Resorts that are not suffering snow shortages, such as Taos Ski Valley in New Mexico, are going all out to highlight their overall environmental records. “We’re putting a lot of effort into ensuring the health of the surrounding forest, and we’re also the first ski resort to be certified as a B Corporation,” says chief executive officer David Norden. B Corporation is a standard given out by a non-profit organization that certifies high environmental standards.
“We’re actually eight years ahead of our own schedule to be carbon neutral in energy use by 2030 – we’re there already,” he says.
While no Canadian resorts have earned B Corporation status yet, most are pushing to become more sustainable. For example, Blue Mountain Ski Resort in Collingwood, Ont., has reduced the electrical consumption of its night-skiing lights by 40 per cent by retrofitting with LED lighting, and it now pumps 30 per cent less water than it did in 2015 for snowmaking.
In Ontario and the Eastern U.S., larger ski resorts also recognize the need to diversify and offer alternative activities in the winter and other outdoor sports the rest of the year.
“A lot of resorts we deal with are adding attractions, such as spas, indoor water parks and toboggan runs for kids, which don’t require a lot of snow,” Ms. Gardiner says. For example, Holiday Valley in Ellicottville, N.Y., (near Buffalo) features snow-tubing, a roller-coaster ride through the woods and golfing in the non-ski months, she says, and Blue Mountain markets itself as a year-round sports and spa destination.
“It comes down to revenue diversification as ski seasons become shorter,” Dr. Scott says. “Even in a place like Whistler [Whistler Blackcomb Ski Resort in B.C.], green-season visitation now exceeds ski-season visits,” he says.

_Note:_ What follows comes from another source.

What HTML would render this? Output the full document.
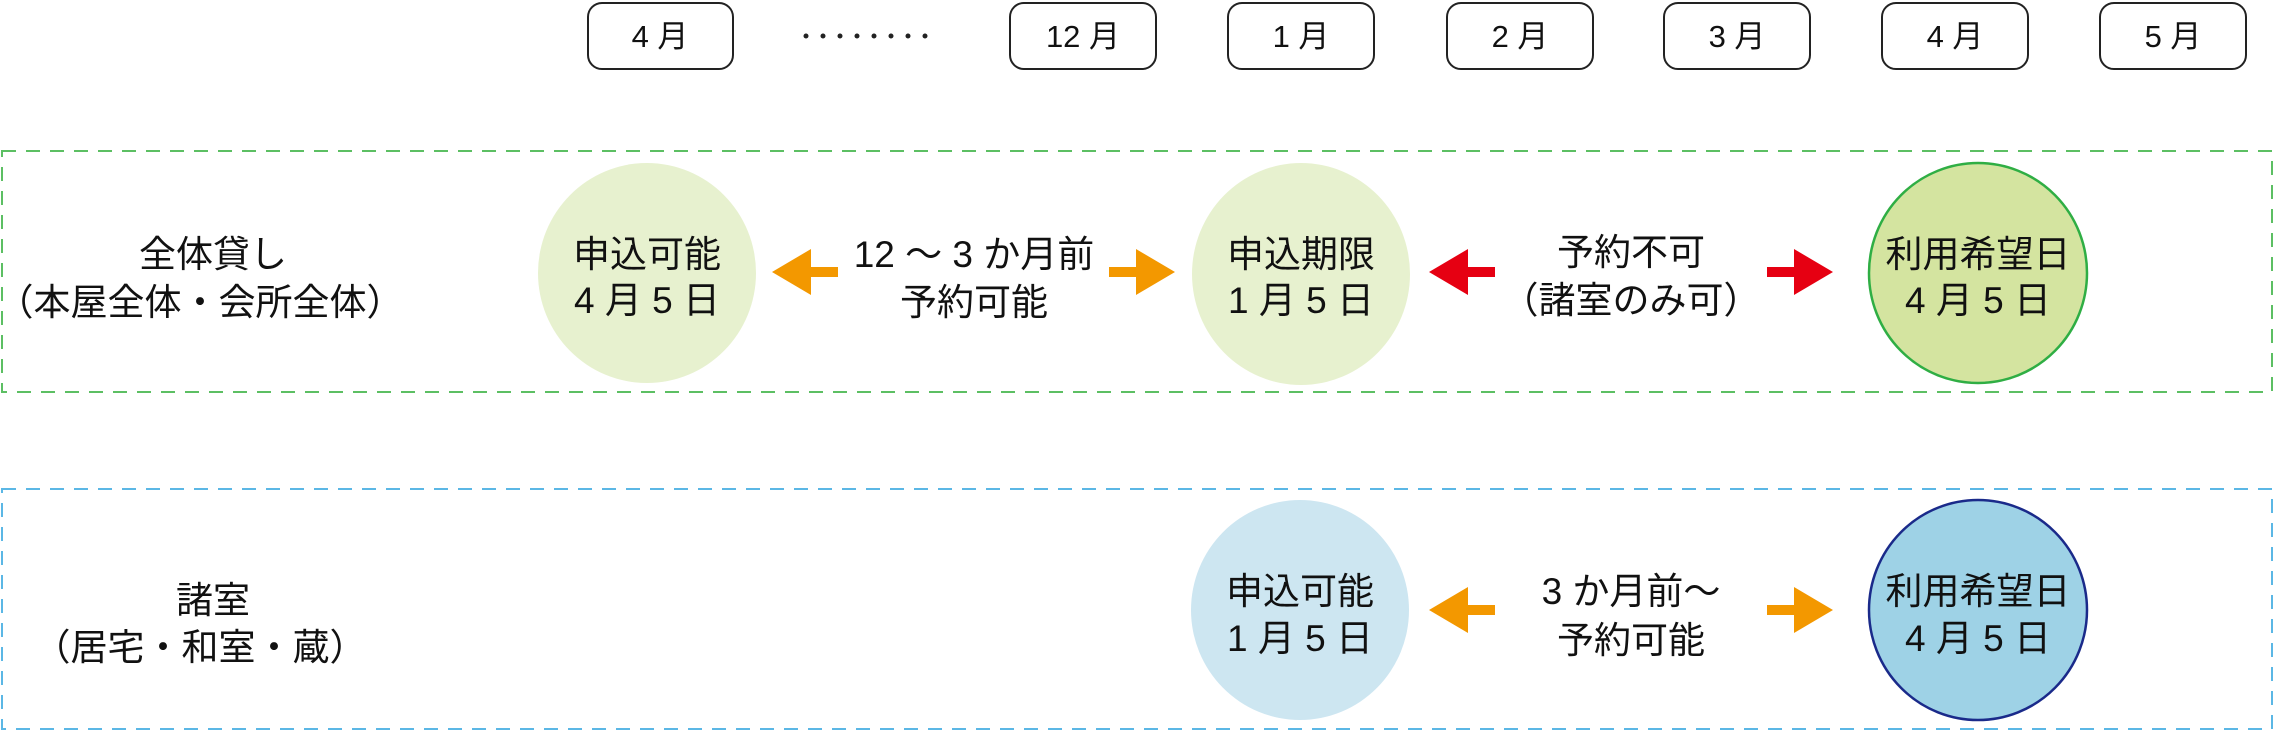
<!DOCTYPE html>
<html><head><meta charset="utf-8"><style>
html,body{margin:0;padding:0;background:#fff;}
svg{display:block;}
text{font-family:"Liberation Sans","Noto Sans CJK JP",sans-serif;fill:#111;}
</style></head><body>
<svg width="2275" height="733" viewBox="0 0 2275 733" xmlns="http://www.w3.org/2000/svg">
<defs>
<g id="al"><polygon points="0,0 39,-23 39,-5 66,-5 66,5 39,5 39,23"/></g>
<g id="ar"><polygon points="0,0 -39,-23 -39,-5 -66,-5 -66,5 -39,5 -39,23"/></g>
</defs>
<g fill="#fff" stroke="#222" stroke-width="2">
<rect x="588" y="3" width="145" height="66" rx="14"/>
<rect x="1010" y="3" width="146" height="66" rx="14"/>
<rect x="1228" y="3" width="146" height="66" rx="14"/>
<rect x="1447" y="3" width="146" height="66" rx="14"/>
<rect x="1664" y="3" width="146" height="66" rx="14"/>
<rect x="1882" y="3" width="146" height="66" rx="14"/>
<rect x="2100" y="3" width="146" height="66" rx="14"/>
</g>
<g font-size="31" text-anchor="middle">
<text x="660" y="47">4 月</text>
<text x="1083" y="47">12 月</text>
<text x="1301" y="47">1 月</text>
<text x="1520" y="47">2 月</text>
<text x="1737" y="47">3 月</text>
<text x="1955" y="47">4 月</text>
<text x="2173" y="47">5 月</text>
</g>
<g fill="#222">
<circle cx="806" cy="36" r="2.5"/><circle cx="823" cy="36" r="2.5"/><circle cx="840" cy="36" r="2.5"/><circle cx="857" cy="36" r="2.5"/><circle cx="874" cy="36" r="2.5"/><circle cx="891" cy="36" r="2.5"/><circle cx="908" cy="36" r="2.5"/><circle cx="925" cy="36" r="2.5"/>
</g>
<rect x="2" y="151" width="2270" height="241" fill="none" stroke="#5cbf63" stroke-width="2" stroke-dasharray="14,10"/>
<rect x="2" y="489" width="2270" height="240" fill="none" stroke="#5bb7e5" stroke-width="2" stroke-dasharray="14,10"/>
<ellipse cx="647" cy="273" rx="109" ry="110" fill="#e7f1cf"/>
<ellipse cx="1301" cy="274" rx="109" ry="111" fill="#e7f1cf"/>
<ellipse cx="1978" cy="273" rx="109" ry="110" fill="#d4e4a0" stroke="#2fae44" stroke-width="2.5"/>
<ellipse cx="1300" cy="610" rx="109" ry="110" fill="#cde6f1"/>
<ellipse cx="1978" cy="610" rx="109" ry="110" fill="#9ed2e6" stroke="#1a2a8a" stroke-width="2.5"/>
<g fill="#f39800">
<use href="#al" x="772" y="272"/>
<use href="#ar" x="1175" y="272"/>
<use href="#al" x="1429" y="610"/>
<use href="#ar" x="1833" y="610"/>
</g>
<g fill="#e60012">
<use href="#al" x="1429" y="272"/>
<use href="#ar" x="1833" y="272"/>
</g>
<g font-size="37" text-anchor="middle">
<text x="213" y="267">全体貸し</text>
<text x="200" y="315">（本屋全体・会所全体）</text>
<text x="213" y="613">諸室</text>
<text x="200" y="660">（居宅・和室・蔵）</text>
<text x="647" y="267">申込可能</text>
<text x="647" y="313">4 月 5 日</text>
<text x="974" y="267">12 ～ 3 か月前</text>
<text x="974" y="315">予約可能</text>
<text x="1301" y="267">申込期限</text>
<text x="1301" y="313">1 月 5 日</text>
<text x="1631" y="265">予約不可</text>
<text x="1631" y="313">（諸室のみ可）</text>
<text x="1978" y="267">利用希望日</text>
<text x="1978" y="313">4 月 5 日</text>
<text x="1300" y="604">申込可能</text>
<text x="1300" y="651">1 月 5 日</text>
<text x="1631" y="604">3 か月前～</text>
<text x="1631" y="653">予約可能</text>
<text x="1978" y="604">利用希望日</text>
<text x="1978" y="651">4 月 5 日</text>
</g>
</svg>
</body></html>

It’s easier for resorts to adapt to climate change if they have integrated business models – owning the ski facilities and the ski village accommodations and commercial properties at the site, he adds.
“Resorts that are owned by conglomerates, some of which are publicly traded, can get access to capital to add facilities. They also need funds to make sure the ski experience is still good, with adequate lift lines, easy parking and so on,” he says.
“It’s not as easy to do this in resorts such as many of the sites in Europe, which grew around existing towns where, long ago, someone put in a ski lift. In those places it’s not always clear who will pay for the improvements,” he explains.
Ski areas are most viable if they’re 12-month destinations, agrees James McKellar, professor of real estate and infrastructure at the Brookfield Centre in Real Estate and Infrastructure at York University’s Schulich School of Business in Toronto.
“That’s why Banff works as a ski destination. You have the national park, and you can draw visitors year-round for tourism, conferences and getaways,” he says.
“It is a huge advantage being in Banff. About 20 per cent of our visitors are from outside Canada, and some people come just to be introduced to snow,” says Kendra Scurfield, brand and communications manager at Sunshine Village Ski & Snowboard Resort in the national park.
While Sunshine has not suffered a snow drought like other resorts, it still uses a “snow-farming” system to move piles to ensure that all the runs are covered safely, she says.
“Most of the power we draw from Banff is hydroelectric, and we highlight this as people drive past on their way here. We have signs up,” she says.
As many as 60 million people a year in the U.S. and nearly 20 million a year in Canada hit the slopes each year, Dr. Scott’s research notes, so commercial ski resorts are not likely to disappear.
“Ski resorts have a future,” he says. “The ones in the most vulnerable areas need strategies to adapt to climate change, though.”